FASB Approves Accounting Updates to Presentation and Disclosures by Not-for-Profit Entities for Contributed Nonfinancial Assets
The Financial Accounting Standards Board (FASB) today issued an Accounting Standards Update (ASU) intended to improve transparency in the reporting of contributed nonfinancial assets, also known as gifts-in-kind, for not-for-profit organizations.
Examples of contributed nonfinancial assets include fixed assets such as land, buildings, and equipment; the use of fixed assets or utilities; materials and supplies, such as food, clothing, or pharmaceuticals; intangible assets; and recognized contributed services.
“The ASU responds to feedback from not-for-profit stakeholders who identified gifts-in-kind as an area where the reporting could be improved,” stated FASB Member Susan Cosper. “It addresses their concerns by requiring more prominent presentation of contributed nonfinancial assets and enhanced disclosures about the valuation of those contributions and their use in programs and other activities, including any donor-imposed restrictions on such use.”
The ASU requires a not-for-profit organization to present contributed nonfinancial assets as a separate line item in the statement of activities, apart from contributions of cash or other financial assets.
It also requires a not-for-profit to disclose:
- Contributed nonfinancial assets recognized within the statement of activities disaggregated by category that depicts the type of contributed nonfinancial assets, and
- For each category of contributed nonfinancial assets recognized (as identified in (a)):
- Qualitative information about whether the contributed nonfinancial assets were either monetized or utilized during the reporting period.
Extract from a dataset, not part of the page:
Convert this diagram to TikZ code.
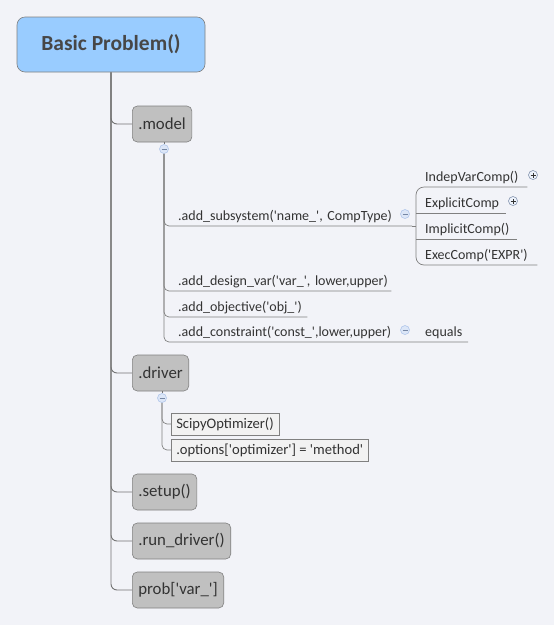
\documentclass[tikz,border=0pt]{standalone}
\usepackage{fontspec}
\setmainfont{Carlito}[Ligatures=TeXOff]
\definecolor{bg}{HTML}{F2F3F8}
\definecolor{rootfill}{HTML}{99CCFF}
\definecolor{boxfill}{HTML}{C0C0C0}
\definecolor{edge}{HTML}{808080}
\definecolor{ink}{HTML}{333333}
\definecolor{leaffill}{HTML}{F2F2F2}
\definecolor{minusfill}{HTML}{DCE6F7}
\definecolor{minusedge}{HTML}{A9C1EA}
\begin{document}
\begin{tikzpicture}[x=1pt,y=-1pt,
  rootbox/.style={draw=edge,fill=rootfill,rounded corners=8pt,minimum width=188pt,minimum height=55pt,font=\fontsize{21.5}{24}\selectfont\bfseries,text=ink!90,line width=0.6pt},
  topbox/.style={draw=edge,fill=boxfill,rounded corners=5pt,minimum height=36pt,inner xsep=6pt,anchor=west,font=\fontsize{16.8}{18}\selectfont,text=ink,line width=0.6pt},
  leafbox/.style={draw=edge,fill=leaffill,minimum height=22pt,inner xsep=5pt,anchor=west,font=\fontsize{14.6}{16}\selectfont,text=ink,line width=0.5pt},
  leaf/.style={anchor=south west,inner xsep=0pt,inner ysep=3pt,font=\fontsize{14}{16}\selectfont,text=ink,align=left},
  conn/.style={draw=edge!90!black,line width=0.9pt,rounded corners=6pt},
  thin/.style={draw=edge,line width=0.7pt,rounded corners=5pt},
  minus/.style={circle,draw=minusedge,fill=minusfill,minimum size=9pt,inner sep=0pt,line width=0.5pt,
    path picture={\draw[draw=minusedge!70!black,line width=0.6pt] ([xshift=-2.5pt]path picture bounding box.center) -- ([xshift=2.5pt]path picture bounding box.center);}},
  plus/.style={circle,draw=minusedge!70!black,fill=minusfill!50,minimum size=9pt,inner sep=0pt,line width=0.5pt,
    path picture={\draw[draw=ink,line width=0.6pt] ([xshift=-2.5pt]path picture bounding box.center) -- ([xshift=2.5pt]path picture bounding box.center) ([yshift=-2.5pt]path picture bounding box.center) -- ([yshift=2.5pt]path picture bounding box.center);}}
]
\fill[bg] (0,0) rectangle (554,625);
\useasboundingbox (0,0) rectangle (554,625);

% root
\node[rootbox] (root) at (111,44.5) {Basic Problem()};

% main topics
\node[topbox] (model) at (132,124) {.model};
\node[topbox] (driver) at (132,373) {.driver};
\node[topbox] (setup) at (132,492) {.setup()};
\node[topbox] (run) at (132,541) {.run\_driver()};
\node[topbox] (prob) at (132,590) {prob['var\_']};

\foreach \t in {model,driver,setup,run,prob}
  \draw[conn] (root.south) |- (\t.west);

% model collapse
\node[minus] (mc) at (164,149) {};
\draw[conn] (model.south -| mc) -- (mc.north);

% model children
\node[leaf,text width=214pt] (ss) at (178,226) {.add\_subsystem('name\_', CompType)};
\node[minus] (ssc) at (405,214) {};
\node[leaf,text width=213pt] (dv) at (178,291) {.add\_design\_var('var\_', lower,upper)};
\node[leaf,text width=129pt] (ob) at (178,317) {.add\_objective('obj\_')};
\node[leaf,text width=220pt] (cs) at (178,342) {.add\_constraint('const\_',lower,upper)};
\node[minus] (csc) at (405,330) {};
\node[leaf,text width=43pt] (eq) at (425,342) {equals};

\coordinate (ssend) at (412,226);
\coordinate (csend) at (468,342);
\draw[thin] (mc.south) |- (ssend);
\draw[thin] (mc.south) |- (dv.south east);
\draw[thin] (mc.south) |- (ob.south east);
\draw[thin] (mc.south) |- (csend);

% subsystem children
\node[leaf,text width=102pt] (iv) at (425,187) {IndepVarComp()};
\node[plus] (ivp) at (533,175) {};
\node[leaf,text width=81pt] (ec) at (425,213) {ExplicitComp};
\node[plus] (ecp) at (513,201) {};
\node[leaf,text width=92pt] (ic) at (425,239) {ImplicitComp()};
\node[leaf,text width=112pt] (xc) at (425,265) {ExecComp('EXPR')};

\coordinate (br) at (416,226);
\draw[thin] (ssend) -- (br);
\draw[thin,rounded corners=8pt] (iv.south east) -| (br) |- (xc.south east);
\draw[thin] (br |- ec.south) -- (ec.south east);
\draw[thin] (br |- ic.south) -- (ic.south east);

% driver collapse and children
\node[minus] (dc) at (162,398) {};
\draw[conn] (driver.south -| dc) -- (dc.north);
\node[leafbox] (sp) at (171,424) {ScipyOptimizer()};
\node[leafbox] (op) at (171,450) {.options['optimizer'] = 'method'};
\draw[thin] (dc.south) |- (sp.west);
\draw[thin] (dc.south) |- (op.west);
\end{tikzpicture}
\end{document}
If utilized, a description of the programs or other activities in which those assets were used.
- The not-for-profit’s policy (if any) about monetizing rather than utilizing contributed nonfinancial assets.
- A description of any donor-imposed restrictions associated with the contributed nonfinancial assets.
- The valuation techniques and inputs used to arrive at a fair value measure, in accordance with the requirements in Topic 820, Fair Value Measurement, at initial recognition.
- The principal market (or most advantageous market) used to arrive at a fair value measure if it is a market in which the recipient NFP is prohibited by a donor-imposed restriction from selling or using the contributed nonfinancial assets.
The amendments in this ASU should be applied on a retrospective basis and are effective for annual reporting periods beginning after June 15, 2021, and interim periods with annual reporting periods beginning after June 15, 2022. Early adoption is permitted.